The unruliness on the roads began mid-afternoon when hundreds of people on motorcycles, dirt bikes and ATVs took to the streets in what's been termed "Wheels Up, Guns Down." They made their way up I-95 through Miami, and west into Opa Locka and down into Liberty City, popping wheelies, weaving in and out of passing cars and blocking traffic.

Around 7 p.m., Javis Charles, who was on a dirt bike, collided with a Toyota Camry at NW 6th Avenue and 54th Street when it attempted to make a left turn. Charles, 25, was taken to Ryder Trauma Center in full cardiac arrest. He died at the hospital.

The day after her son was run over and killed on a borrowed dirt bike, Javis Charles' mother grieved his loss and said she warned him over and over against riding the motorized bikes.

"A friend let him use it, and this is what happened," said Charles' mother, Carolyn Potter.  "He was always asking me to buy him one and I kept telling no, that dirt bikes kill."

The dirt bike Charles was riding was not street legal.

"The dirt bike did not have the proper equipment. Its lights were not on. The other driver of the vehicle did not see the dirt bike," said Miami Police Officer Chris Bess.

Earlier in the day, another motorcyclist was hit near the Palmetto Expressway and NW 27th Avenue in Miami Gardens. As he lay on the ground, other bikers gathered around, but none helped. They scattered when the police arrived. The injured man was air rescued to Ryder Trauma Center with serious injuries.

On Sunday, a 20-year-old was killed while illegally riding his ATV with a pack on the Palmetto Expressway. It's believed he traveled from Orlando to participate in the holiday event.

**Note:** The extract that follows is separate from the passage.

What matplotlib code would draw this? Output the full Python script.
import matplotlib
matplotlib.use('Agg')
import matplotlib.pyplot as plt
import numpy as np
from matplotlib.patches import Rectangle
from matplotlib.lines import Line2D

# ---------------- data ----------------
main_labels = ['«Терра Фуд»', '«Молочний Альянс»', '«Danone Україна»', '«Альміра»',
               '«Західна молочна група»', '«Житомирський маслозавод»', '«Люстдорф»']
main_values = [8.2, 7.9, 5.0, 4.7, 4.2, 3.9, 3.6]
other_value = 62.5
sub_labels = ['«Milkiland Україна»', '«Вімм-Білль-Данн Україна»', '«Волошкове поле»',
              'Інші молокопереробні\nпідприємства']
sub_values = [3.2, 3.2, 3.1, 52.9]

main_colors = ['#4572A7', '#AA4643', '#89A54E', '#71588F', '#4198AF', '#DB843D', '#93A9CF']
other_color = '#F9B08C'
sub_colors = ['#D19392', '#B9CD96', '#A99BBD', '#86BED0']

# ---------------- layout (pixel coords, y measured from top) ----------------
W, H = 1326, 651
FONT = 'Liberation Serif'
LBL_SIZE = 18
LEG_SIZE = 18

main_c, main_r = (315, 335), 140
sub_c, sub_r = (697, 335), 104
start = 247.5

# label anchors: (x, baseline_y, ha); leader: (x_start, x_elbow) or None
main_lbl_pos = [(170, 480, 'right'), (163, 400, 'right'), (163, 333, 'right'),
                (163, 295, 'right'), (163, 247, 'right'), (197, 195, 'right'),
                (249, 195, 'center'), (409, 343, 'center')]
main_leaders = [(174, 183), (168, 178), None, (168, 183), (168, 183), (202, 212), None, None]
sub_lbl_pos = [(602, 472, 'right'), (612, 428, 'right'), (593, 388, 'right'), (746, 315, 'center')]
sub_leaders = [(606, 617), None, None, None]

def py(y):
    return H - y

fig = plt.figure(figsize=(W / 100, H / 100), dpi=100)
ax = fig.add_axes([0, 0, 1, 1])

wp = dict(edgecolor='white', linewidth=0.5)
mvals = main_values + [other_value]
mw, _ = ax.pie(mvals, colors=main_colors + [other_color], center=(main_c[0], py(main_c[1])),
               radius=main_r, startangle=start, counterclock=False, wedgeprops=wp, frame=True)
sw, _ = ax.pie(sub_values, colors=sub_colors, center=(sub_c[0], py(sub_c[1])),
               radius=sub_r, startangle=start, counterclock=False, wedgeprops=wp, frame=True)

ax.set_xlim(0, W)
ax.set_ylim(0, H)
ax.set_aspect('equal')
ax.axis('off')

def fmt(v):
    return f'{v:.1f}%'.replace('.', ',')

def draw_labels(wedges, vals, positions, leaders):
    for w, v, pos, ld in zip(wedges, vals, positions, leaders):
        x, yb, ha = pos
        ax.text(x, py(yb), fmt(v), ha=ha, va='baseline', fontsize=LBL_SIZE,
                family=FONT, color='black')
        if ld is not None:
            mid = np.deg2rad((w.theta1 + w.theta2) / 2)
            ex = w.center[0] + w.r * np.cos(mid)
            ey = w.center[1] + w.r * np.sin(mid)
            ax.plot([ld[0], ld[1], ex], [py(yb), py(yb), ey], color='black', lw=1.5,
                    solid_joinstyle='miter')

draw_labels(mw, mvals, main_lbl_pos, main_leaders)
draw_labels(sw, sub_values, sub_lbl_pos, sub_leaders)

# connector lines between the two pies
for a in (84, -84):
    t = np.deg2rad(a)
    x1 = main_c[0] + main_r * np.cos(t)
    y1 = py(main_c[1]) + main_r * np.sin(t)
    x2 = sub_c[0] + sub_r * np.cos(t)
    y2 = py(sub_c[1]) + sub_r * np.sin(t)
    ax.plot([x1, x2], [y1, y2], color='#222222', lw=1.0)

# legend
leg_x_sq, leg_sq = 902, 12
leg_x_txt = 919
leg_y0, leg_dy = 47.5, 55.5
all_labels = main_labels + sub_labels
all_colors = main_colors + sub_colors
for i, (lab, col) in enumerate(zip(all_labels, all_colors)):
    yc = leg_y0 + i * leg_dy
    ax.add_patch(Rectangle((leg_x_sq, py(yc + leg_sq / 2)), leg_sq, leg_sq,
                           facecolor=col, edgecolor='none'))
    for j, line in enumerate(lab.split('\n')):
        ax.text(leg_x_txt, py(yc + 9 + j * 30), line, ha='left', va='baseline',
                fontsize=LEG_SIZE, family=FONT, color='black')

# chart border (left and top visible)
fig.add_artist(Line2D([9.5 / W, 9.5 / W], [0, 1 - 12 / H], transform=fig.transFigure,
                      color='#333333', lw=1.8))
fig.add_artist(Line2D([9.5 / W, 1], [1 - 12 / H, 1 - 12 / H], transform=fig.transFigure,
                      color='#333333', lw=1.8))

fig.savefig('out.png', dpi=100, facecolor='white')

This year law enforcement promised a tougher crackdown. Motorcyclists caught weaving in and out of traffic or popping wheelies were given a citation for reckless driving.

At Molina Towing Company a trio of brothers were recovering a dirt bike, towed by police after its rider was nabbed and fined.

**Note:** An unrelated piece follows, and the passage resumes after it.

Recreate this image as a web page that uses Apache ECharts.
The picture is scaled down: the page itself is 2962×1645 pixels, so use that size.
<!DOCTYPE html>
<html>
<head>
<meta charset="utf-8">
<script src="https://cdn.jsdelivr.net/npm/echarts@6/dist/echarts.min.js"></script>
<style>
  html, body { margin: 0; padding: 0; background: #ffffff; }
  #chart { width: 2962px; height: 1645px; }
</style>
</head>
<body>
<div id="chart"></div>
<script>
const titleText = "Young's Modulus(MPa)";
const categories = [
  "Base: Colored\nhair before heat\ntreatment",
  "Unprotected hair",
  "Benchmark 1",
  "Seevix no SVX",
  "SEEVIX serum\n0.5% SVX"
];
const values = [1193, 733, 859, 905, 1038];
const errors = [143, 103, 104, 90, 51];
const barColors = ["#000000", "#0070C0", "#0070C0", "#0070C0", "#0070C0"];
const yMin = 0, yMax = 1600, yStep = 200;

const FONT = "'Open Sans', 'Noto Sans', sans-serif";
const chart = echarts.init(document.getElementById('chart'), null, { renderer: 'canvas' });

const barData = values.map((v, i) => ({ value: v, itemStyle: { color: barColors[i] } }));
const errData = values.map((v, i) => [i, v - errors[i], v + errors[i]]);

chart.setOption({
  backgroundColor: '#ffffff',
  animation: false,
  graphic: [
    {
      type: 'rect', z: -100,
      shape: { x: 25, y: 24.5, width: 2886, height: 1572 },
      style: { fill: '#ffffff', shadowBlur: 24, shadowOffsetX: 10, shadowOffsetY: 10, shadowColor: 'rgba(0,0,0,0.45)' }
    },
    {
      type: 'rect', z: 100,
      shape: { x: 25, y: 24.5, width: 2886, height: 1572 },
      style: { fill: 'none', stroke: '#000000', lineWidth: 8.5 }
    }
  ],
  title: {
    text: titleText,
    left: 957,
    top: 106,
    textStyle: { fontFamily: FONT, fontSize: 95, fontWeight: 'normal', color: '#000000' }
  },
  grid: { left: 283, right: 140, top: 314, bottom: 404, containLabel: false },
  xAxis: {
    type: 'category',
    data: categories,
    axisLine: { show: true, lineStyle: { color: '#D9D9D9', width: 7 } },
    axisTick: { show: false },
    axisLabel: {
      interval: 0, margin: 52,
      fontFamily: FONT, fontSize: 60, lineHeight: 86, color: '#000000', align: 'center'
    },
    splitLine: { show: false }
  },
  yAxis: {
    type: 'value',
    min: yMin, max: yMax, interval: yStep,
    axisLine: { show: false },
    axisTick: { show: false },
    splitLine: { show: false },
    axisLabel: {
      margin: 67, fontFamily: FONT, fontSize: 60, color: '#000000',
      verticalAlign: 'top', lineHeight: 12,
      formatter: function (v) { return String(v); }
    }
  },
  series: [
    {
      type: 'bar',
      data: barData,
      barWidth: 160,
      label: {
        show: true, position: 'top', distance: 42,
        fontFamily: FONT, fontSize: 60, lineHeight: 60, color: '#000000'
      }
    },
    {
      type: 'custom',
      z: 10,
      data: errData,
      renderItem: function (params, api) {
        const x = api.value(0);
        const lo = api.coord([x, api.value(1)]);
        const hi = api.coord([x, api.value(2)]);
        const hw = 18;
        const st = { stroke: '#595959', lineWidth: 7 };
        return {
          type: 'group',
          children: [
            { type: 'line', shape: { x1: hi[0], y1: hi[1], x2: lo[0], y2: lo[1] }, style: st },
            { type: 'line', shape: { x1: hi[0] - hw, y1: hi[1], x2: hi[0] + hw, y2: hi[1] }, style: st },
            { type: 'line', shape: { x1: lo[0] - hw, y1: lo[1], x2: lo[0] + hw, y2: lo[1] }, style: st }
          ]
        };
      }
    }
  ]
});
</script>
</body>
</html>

The traffic violations and towing charges for Christopher Small's ride will total nearly $600, he said.  Will it deter him and his cousins from joining in next year's MLK Day mass motorized event?

"No, it's bike life, man," Smalls said. "It's bike life, man. We always ride."

Late Monday night, the Broward Sheriff's Office announced that the joint MLK enforcement operation, conducted by law enforcement agencies in Miami-Dade and Broward, had made 36 arrests and confiscated 74 vehicles along with three firearms.

Police hope to put an end to the motorcycle madness in the years to come.